Keystone XL Developer Abandons Project
The project that has been on-again, off-again since 2008 seems to be off for good.
The sponsor of the Keystone XL crude oil pipeline pulled the plug on the contentious project Wednesday after Canadian officials failed to persuade President Joe Biden to reverse his cancellation of its permit on the day he took office.
Calgary-based TC Energy said it would work with government agencies “to ensure a safe termination of and exit” from the partially built line, which was to transport crude from the oil sand fields of western Canada to Steele City, Nebraska.
Construction on the 1,200-mile (1,930-kilometer) pipeline began last year when former President Donald Trump revived the long-delayed project after it had stalled under the Obama administration.
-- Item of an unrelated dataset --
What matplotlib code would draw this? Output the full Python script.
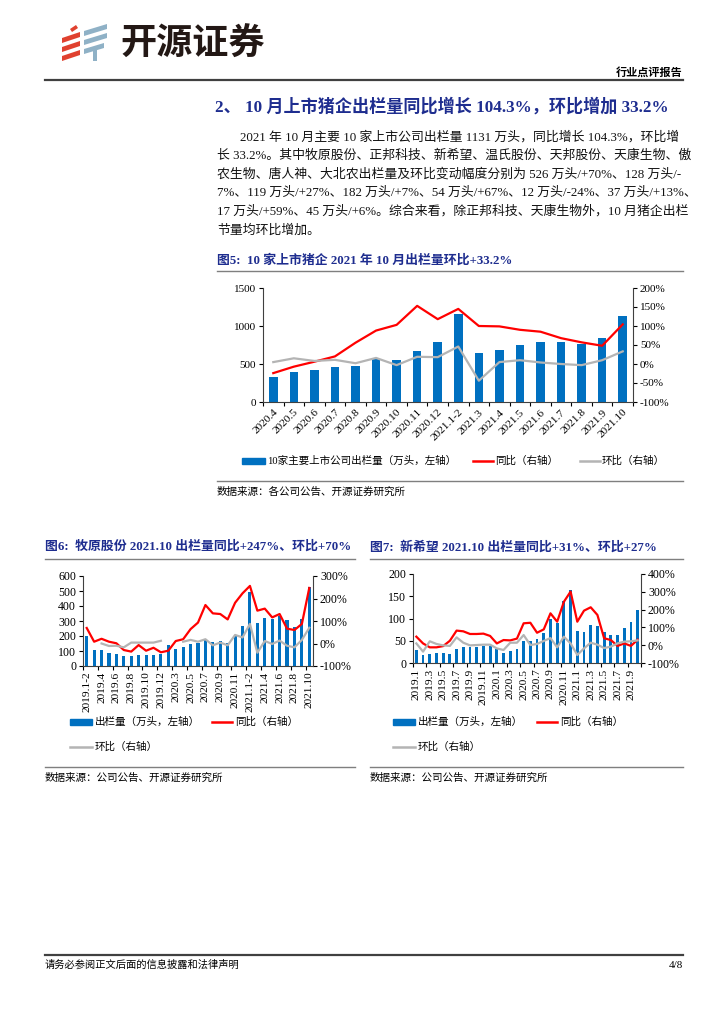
import numpy as np
import matplotlib
matplotlib.use("Agg")
import matplotlib.pyplot as plt
from matplotlib.lines import Line2D
from matplotlib.patches import Polygon, Rectangle
from matplotlib.ticker import FuncFormatter, MultipleLocator

# ---- data: figure 5 (10 listed hog producers) ----
months5 = ["2020.4", "2020.5", "2020.6", "2020.7", "2020.8", "2020.9", "2020.10",
           "2020.11", "2020.12", "2021.1-2", "2021.3", "2021.4", "2021.5", "2021.6",
           "2021.7", "2021.8", "2021.9", "2021.10"]
vol5 = [333, 395, 421, 465, 478, 566, 548, 667, 789, 1158, 645, 680, 750, 789,
        789, 763, 842, 1131]
yoy5 = [-24, -7, 6, 20, 56, 88, 103, 153, 118, 145, 100, 99, 90, 85, 68, 57, 48, 104.3]
mom5 = [5, 15, 8, 11, 2, 16, -3, 19, 18, 46, -44, 5, 10, 4, 0, -3, 10, 33.2]

# ---- data: figure 6 (Muyuan) ----
months6 = ["2019.1-2", "2019.3", "2019.4", "2019.5", "2019.6", "2019.7", "2019.8",
           "2019.9", "2019.10", "2019.11", "2019.12", "2020.1-2", "2020.3", "2020.4",
           "2020.5", "2020.6", "2020.7", "2020.8", "2020.9", "2020.10", "2020.11",
           "2020.12", "2021.1-2", "2021.3", "2021.4", "2021.5", "2021.6", "2021.7",
           "2021.8", "2021.9", "2021.10"]
vol6 = [200, 107, 107, 89, 78, 67, 69, 71, 73, 73, 82, 140, 116, 124, 144, 156,
        173, 162, 167, 151, 200, 267, 493, 287, 318, 313, 336, 304, 258, 311, 526]
yoy6 = [69, 8, 21, 8, 1, -29, -36, -7, -32, -19, -39, -32, 11, 19, 64, 93, 171,
        134, 131, 107, 181, 223, 256, 146, 155, 116, 131, 66, 60, 87, 247]
mom6 = [np.nan, np.nan, 0, -11, -10, -17, 4, 4, 4, 4, 12, np.nan, np.nan, 8, 16,
        8, 19, -8, 4, -8, 38, 27, 87, -41, 11, -2, 13, -10, -17, 16, 70]

# ---- data: figure 7 (New Hope) ----
months7 = ["2019.1", "2019.2", "2019.3", "2019.4", "2019.5", "2019.6", "2019.7",
           "2019.8", "2019.9", "2019.10", "2019.11", "2019.12", "2020.1", "2020.2",
           "2020.3", "2020.4", "2020.5", "2020.6", "2020.7", "2020.8", "2020.9",
           "2020.10", "2020.11", "2020.12", "2021.1", "2021.2", "2021.3", "2021.4",
           "2021.5", "2021.6", "2021.7", "2021.8", "2021.9", "2021.10"]
vol7 = [29, 17, 20, 22, 22, 21, 31, 35, 35, 37, 39, 38, 31, 23, 27, 31, 49, 50,
        55, 67, 99, 91, 139, 165, 73, 70, 85, 83, 69, 64, 63, 78, 92, 119]
yoy7 = [48, 10, -12, -12, -5, 25, 82, 78, 63, 63, 65, 52, 10, 29, 27, 37, 123,
        126, 70, 89, 179, 132, 244, 301, 132, 194, 213, 170, 39, 29, -4, 10, -4, 31]
mom7 = [10, -36, 22, 7, -1, -4, 44, 14, -1, 1, 3, 3, -18, -27, 14, 14, 57, 1, 7,
        24, 40, -12, 48, 10, -55, -18, 14, 3, -16, -8, 10, 20, 22, 27]

W, H = 724, 1024
BLUE = "#0070C0"
RED = "#FF0000"
GRAY = "#B4B4B4"
NAVY = "#1E2D8F"
MIX = ["Liberation Serif", "Noto Sans CJK SC"]
CJK = ["Noto Sans CJK SC", "DejaVu Sans"]

plt.rcParams["font.family"] = MIX

fig = plt.figure(figsize=(W / 100, H / 100), dpi=100)


def px(x, y):
    # page pixel coordinates (origin top-left) -> figure fraction
    return x / W, 1 - y / H


def put_text(x, y, s, size, **kw):
    fx, fy = px(x, y)
    fig.text(fx, fy, s, fontsize=size, transform=fig.transFigure,
             va=kw.pop("va", "center"), **kw)


def hline(x0, x1, y, color="#7F7F7F", lw=1.0):
    fy = 1 - y / H
    fig.add_artist(Line2D([x0 / W, x1 / W], [fy, fy], color=color, lw=lw,
                          transform=fig.transFigure))


def poly(pts, color):
    fig.add_artist(Polygon([px(x, y) for x, y in pts], closed=True, lw=0,
                           color=color, transform=fig.transFigure))


# ---- page header ----
red_logo, blue_logo = "#E0412F", "#8FB1C6"
poly([(70, 29), (76, 25), (78, 28), (72, 32)], red_logo)
poly([(62, 38), (80, 32), (80, 37), (62, 43)], red_logo)
poly([(62, 47), (80, 41), (80, 46), (62, 52)], red_logo)
poly([(62, 56), (80, 50), (80, 55), (62, 61)], red_logo)
poly([(84, 31), (107, 24), (107, 29), (84, 36)], blue_logo)
poly([(84, 40), (107, 33), (107, 38), (84, 45)], blue_logo)
poly([(84, 49), (104, 43), (104, 48), (84, 54)], blue_logo)
poly([(93, 50), (97, 49), (97, 61), (93, 61)], blue_logo)
put_text(120, 44, "开源证券", 26, family=CJK, weight="bold", color="#231815")
put_text(683, 72, "行业点评报告", 8, family=CJK, weight="bold", ha="right")
hline(45, 683, 80, color="#404040", lw=1.6)

# ---- section heading and paragraph ----
put_text(215, 107, "2、 10 月上市猪企出栏量同比增长 104.3%，环比增加 33.2%", 12.3,
         weight="bold", color=NAVY)
para = [
    (240, "2021 年 10 月主要 10 家上市公司出栏量 1131 万头，同比增长 104.3%，环比增"),
    (217, "长 33.2%。其中牧原股份、正邦科技、新希望、温氏股份、天邦股份、天康生物、傲"),
    (217, "农生物、唐人神、大北农出栏量及环比变动幅度分别为 526 万头/+70%、128 万头/-"),
    (217, "7%、119 万头/+27%、182 万头/+7%、54 万头/+67%、12 万头/-24%、37 万头/+13%、"),
    (217, "17 万头/+59%、45 万头/+6%。综合来看，除正邦科技、天康生物外，10 月猪企出栏"),
    (217, "节量均环比增加。"),
]
for i, (x0, line) in enumerate(para):
    put_text(x0, 137 + i * 18.7, line, 9.25, color="#111111")


def pct(v, pos):
    return f"{v:.0f}%"


def combo(rect, cats, vol, yoy, mom, ylim, rlim, lstep, rstep, rot, label_every,
          width, ysize, xsize):
    ax = fig.add_axes(rect)
    x = np.arange(len(cats))
    ax.bar(x, vol, width=width, color=BLUE, zorder=2)
    ax.set_xlim(-0.5, len(cats) - 0.5)
    ax.set_ylim(*ylim)
    ax.yaxis.set_major_locator(MultipleLocator(lstep))
    ax2 = ax.twinx()
    ax2.plot(x, yoy, color=RED, lw=1.6, solid_joinstyle="round")
    ax2.plot(x, mom, color=GRAY, lw=1.6, solid_joinstyle="round")
    ax2.set_ylim(*rlim)
    ax2.yaxis.set_major_locator(MultipleLocator(rstep))
    ax2.yaxis.set_major_formatter(FuncFormatter(pct))
    for a in (ax, ax2):
        a.spines["top"].set_visible(False)
        for s in a.spines.values():
            s.set_color("#404040")
            s.set_linewidth(0.8)
    ax.spines["right"].set_visible(False)
    ax2.spines["left"].set_visible(False)
    ax2.spines["bottom"].set_visible(False)
    ax.tick_params(axis="y", direction="out", length=3, width=0.8,
                   labelsize=ysize, pad=2)
    ax2.tick_params(axis="y", direction="out", length=3, width=0.8,
                    labelsize=ysize, pad=2)
    ticks = x[::label_every]
    ax.set_xticks(ticks)
    if rot == 45:
        ax.set_xticklabels([cats[i] for i in ticks], rotation=45, ha="right",
                           rotation_mode="anchor", fontsize=xsize)
    else:
        ax.set_xticklabels([cats[i] for i in ticks], rotation=90, ha="center",
                           va="top", fontsize=xsize)
    ax.set_xticks(np.arange(-0.5, len(cats), label_every), minor=True)
    ax.tick_params(axis="x", which="major", length=0, pad=4)
    ax.tick_params(axis="x", which="minor", length=3, width=0.8, direction="out")
    return ax, ax2


def legend_bar(x0, x1, y):
    fx0, fy = px(x0, y + 3)
    fig.add_artist(Rectangle((fx0, fy), (x1 - x0) / W, 6 / H, color=BLUE,
                             transform=fig.transFigure))


def legend_line(x0, x1, y, color):
    hline(x0, x1, y, color=color, lw=1.8)


# ---- figure 5 ----
put_text(217, 260, "图5:  10 家上市猪企 2021 年 10 月出栏量环比+33.2%", 9.3,
         weight="bold", color=NAVY)
hline(217, 683, 271)
combo([263 / W, 1 - 402 / H, 370 / W, 114 / H], months5, vol5, yoy5, mom5,
      (0, 1500), (-100, 200), 500, 50, 45, 1, 0.42, 8, 8.2)
legend_bar(242, 265, 461)
put_text(267, 461, "10家主要上市公司出栏量（万头，左轴）", 7.6)
legend_line(473, 493, 461, RED)
put_text(495, 461, "同比（右轴）", 7.6, family=CJK)
legend_line(580, 600, 461, GRAY)
put_text(602, 461, "环比（右轴）", 7.6, family=CJK)
hline(217, 683, 481)
put_text(217, 492, "数据来源：各公司公告、开源证券研究所", 7.6, family=CJK)

# ---- figure 6 ----
put_text(45, 547, "图6:  牧原股份 2021.10 出栏量同比+247%、环比+70%", 9.3,
         weight="bold", color=NAVY)
hline(45, 355, 559)
combo([83 / W, 1 - 666 / H, 230 / W, 90 / H], months6, vol6, yoy6, mom6,
      (0, 600), (-100, 300), 100, 100, 90, 2, 0.42, 8.6, 8.2)
legend_bar(70, 92, 722)
put_text(95, 722, "出栏量（万头，左轴）", 7.6, family=CJK)
legend_line(212, 232, 722, RED)
put_text(235, 722, "同比（右轴）", 7.6, family=CJK)
legend_line(70, 92, 747, GRAY)
put_text(95, 747, "环比（右轴）", 7.6, family=CJK)
hline(45, 355, 767)
put_text(45, 778, "数据来源：公司公告、开源证券研究所", 7.6, family=CJK)

# ---- figure 7 ----
put_text(370, 547, "图7:  新希望 2021.10 出栏量同比+31%、环比+27%", 9.3,
         weight="bold", color=NAVY)
hline(370, 683, 559)
combo([413 / W, 1 - 663 / H, 228 / W, 89 / H], months7, vol7, yoy7, mom7,
      (0, 200), (-100, 400), 50, 100, 90, 2, 0.42, 8.6, 8.2)
legend_bar(393, 415, 722)
put_text(418, 722, "出栏量（万头，左轴）", 7.6, family=CJK)
legend_line(537, 557, 722, RED)
put_text(560, 722, "同比（右轴）", 7.6, family=CJK)
legend_line(393, 415, 747, GRAY)
put_text(418, 747, "环比（右轴）", 7.6, family=CJK)
hline(370, 683, 767)
put_text(370, 778, "数据来源：公司公告、开源证券研究所", 7.6, family=CJK)

# ---- footer ----
hline(45, 683, 955, color="#404040", lw=1.6)
put_text(45, 965, "请务必参阅正文后面的信息披露和法律声明", 7.4, family=CJK)
put_text(683, 965, "4/8", 8, ha="right")

fig.savefig("out.png", dpi=100, facecolor="white")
It would have moved up to 830,000 barrels (35 million gallons) of crude daily, connecting in Nebraska to other pipelines that feed oil refineries on the U.S. Gulf Coast.
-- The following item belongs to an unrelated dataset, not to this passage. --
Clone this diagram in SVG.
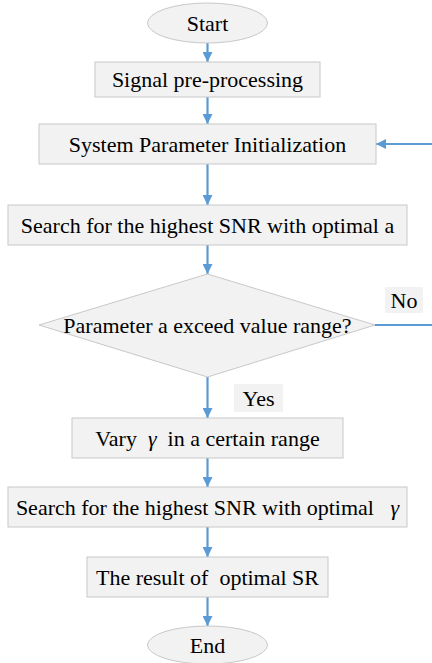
<svg xmlns="http://www.w3.org/2000/svg" width="432" height="663" viewBox="0 0 432 663">
<style>
.n{fill:#F2F2F2;stroke:#C8C8C8;stroke-width:1}
.c{stroke:#5B9BD5;stroke-width:2.2;fill:none}
.lb{fill:#F2F2F2}
</style>
<defs>
<marker id="ah" viewBox="0 0 10 10" refX="10" refY="5" markerWidth="10" markerHeight="10" markerUnits="userSpaceOnUse" orient="auto">
<path d="M0,0 L10,5 L0,10 Z" fill="#5B9BD5"/>
</marker>
</defs>
<rect width="432" height="663" fill="#fff"/>
<g id="connectors">
<line class="c" x1="207.5" y1="43" x2="207.5" y2="62" marker-end="url(#ah)"/>
<line class="c" x1="207.5" y1="97" x2="207.5" y2="124" marker-end="url(#ah)"/>
<line class="c" x1="207.5" y1="164" x2="207.5" y2="205" marker-end="url(#ah)"/>
<line class="c" x1="207.5" y1="245" x2="207.5" y2="274" marker-end="url(#ah)"/>
<line class="c" x1="207.5" y1="377" x2="207.5" y2="418" marker-end="url(#ah)"/>
<line class="c" x1="207.5" y1="458" x2="207.5" y2="487" marker-end="url(#ah)"/>
<line class="c" x1="207.5" y1="527" x2="207.5" y2="557" marker-end="url(#ah)"/>
<line class="c" x1="207.5" y1="597" x2="207.5" y2="626" marker-end="url(#ah)"/>
<line class="c" x1="375" y1="325" x2="432" y2="325"/>
<line class="c" x1="432" y1="144" x2="376" y2="144" marker-end="url(#ah)"/>
<rect class="lb" x="385" y="287" width="38" height="26"/>
<text x="404" y="308" font-family="Liberation Serif" font-size="22" text-anchor="middle">No</text>
<rect class="lb" x="234" y="384" width="49" height="28"/>
<text x="258.5" y="406" font-family="Liberation Serif" font-size="22" text-anchor="middle">Yes</text>
</g>
<g id="start">
<ellipse class="n" cx="207.5" cy="23" rx="60" ry="20"/>
<text x="207.5" y="31" font-family="Liberation Serif" font-size="22" text-anchor="middle">Start</text>
</g>
<g id="preprocess">
<rect class="n" x="95" y="62" width="225" height="35"/>
<text x="207.5" y="87" font-family="Liberation Serif" font-size="22" text-anchor="middle">Signal pre-processing</text>
</g>
<g id="init">
<rect class="n" x="39" y="124" width="337" height="40"/>
<text x="207.5" y="152" font-family="Liberation Serif" font-size="22" text-anchor="middle">System Parameter Initialization</text>
</g>
<g id="search-a">
<rect class="n" x="8" y="205" width="399" height="40"/>
<text x="207.5" y="233" font-family="Liberation Serif" font-size="22" text-anchor="middle">Search for the highest SNR with optimal a</text>
</g>
<g id="decision">
<polygon class="n" points="207.5,274 375,325 207.5,377 39,325"/>
<text x="207.5" y="333" font-family="Liberation Serif" font-size="22" text-anchor="middle">Parameter a exceed value range?</text>
</g>
<g id="vary">
<rect class="n" x="72" y="418" width="271" height="40"/>
<text x="207.5" y="446" font-family="Liberation Serif" font-size="22" text-anchor="middle" xml:space="preserve">Vary  <tspan font-style="italic">γ</tspan>  in a certain range</text>
</g>
<g id="search-g">
<rect class="n" x="8" y="487" width="399" height="40"/>
<text x="207.5" y="515" font-family="Liberation Serif" font-size="22" text-anchor="middle" xml:space="preserve">Search for the highest SNR with optimal   <tspan font-style="italic">γ</tspan></text>
</g>
<g id="result">
<rect class="n" x="87" y="557" width="241" height="40"/>
<text x="207.5" y="585" font-family="Liberation Serif" font-size="22" text-anchor="middle" xml:space="preserve">The result of  optimal SR</text>
</g>
<g id="end">
<ellipse class="n" cx="207.5" cy="645" rx="60" ry="19"/>
<text x="207.5" y="653" font-family="Liberation Serif" font-size="22" text-anchor="middle">End</text>
</g>
</svg>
Biden canceled the pipeline’s border crossing permit in January over longstanding concerns that burning oil sands crude could make climate change worse and harder to reverse.
Canadian Prime Minister Justin Trudeau had objected to the move , raising tensions between the U.S. and Canada. Officials in Alberta, where the line originated, expressed frustration in recent weeks that Trudeau wasn’t pushing Biden harder to reinstate the pipeline’s permit.
Alberta invested more than $1 billion in the project last year, kick-starting construction that had stalled amid determined opposition to the line from environmentalists and Native American tribes along its route.
Alberta officials said Wednesday they reached an agreement with TC Energy, formerly known as TransCanada, to exit that partnership. The company and province plan to try to recoup the government’s investment, although neither offered any immediate details on how that would happen.
“We remain disappointed and frustrated with the circumstances surrounding the Keystone XL project, including the cancellation of the presidential permit for the pipeline’s border crossing,” Alberta Premier Jason Kenney said in a statement.
The province had hoped the pipeline would spur increased development in the oil sands and bring tens of billions of dollars in royalties over decades.
In the short term at least, this may be a big win for TC Energy. They’re able to use to cover of Biden’s decision to get out of a project that looks to be a whole lot less lucrative than when it started. The oil boom of 2008 is long behind us. But it’s a big blow to investors and others who relied on the project.
I’ve only paid passing attention to this fight as it’s unfolded over the years and don’t have a firm view as to whether the environmental risk posed by building and operating the pipeline is outweighed by the economic benefit. But I continue to believe that it makes no sense at all to make a massive project of this sort—one that will costs billions and take years to construct and that involves a foreign ally and multiple domestic constituencies—to rest on the whims of whoever happens to be President at the moment.
It seems obvious that there should be an approval process in place that takes into consideration international treaties, US environmental laws and regulations, as well as inputs from impacted states and tribal groups. And, if a project is approved, the contract should be honored so long as the terms continue to be met.